В этой истории участвовало всего восемь персонажей, но сюжет с ними выстраивался глубокий и комплексный. Сценарий был написан в прямолинейной и лаконичной манере. Настолько, насколько это было возможно. Потому я осознавал, что мне придётся создать богатые, обширные в своей задаче визуальные образы, чтобы превратить такого рода текст в полноценный кинофильм».

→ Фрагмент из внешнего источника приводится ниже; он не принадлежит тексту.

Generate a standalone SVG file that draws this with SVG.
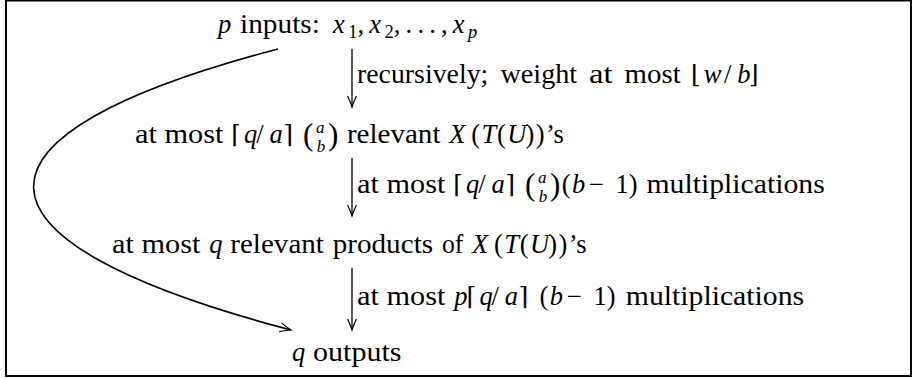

И в той же книге Акира-сан описал случай, который произошёл на площадке между ним и тремя молодыми сотрудниками студии Daiei, что курировала производство фильма. Они подошли к режиссёру с требованием объяснить, в чём же заключается суть сценария «Расёмона», о чём вообще будет этот фильм и как им понять замысел Куросавы. После нескольких неудачных попыток отшить молодёжь со словами «Прочтите ещё раз, но внимательнее» постановщик всё же согласился дать им исчерпывающий ответ. Ответ, который полностью характеризует не только центральную идею «Расёмона», но и шаткость наших с вами представлений о сложном философском понятии «истина»:
«Люди не способны быть честными с самими собой. Говоря о себе, они часто приукрашивают. Сценарий “Расёмона” — о таких людях, о тех, кто не может существовать без лжи, которая помогает им чувствовать себя лучше, чем они есть на самом деле. Потребность во лжи им необходима, и даже после попадания в могилу они от неё не избавляются: даже умерший персонаж фильма не перестаёт лгать, когда общается с живыми через медиума. Эгоизм — грех, который с каждым из нас с рождения, и его сложнее всего побороть. Этот фильм подобен нераскрытому свитку, раскрыть который можно, лишь обращаясь напрямую к эго. Вы говорите, что не в силах понять этот сценарий, но только потому, что человеческое сердце и человеческую душу невозможно понять и осознать сами по себе. Думаю, если вы будете держать в уме эту идею о невозможности по-настоящему разобраться в человеческой психологии и прочтёте скрипт ещё раз, то наконец поймёте его суть».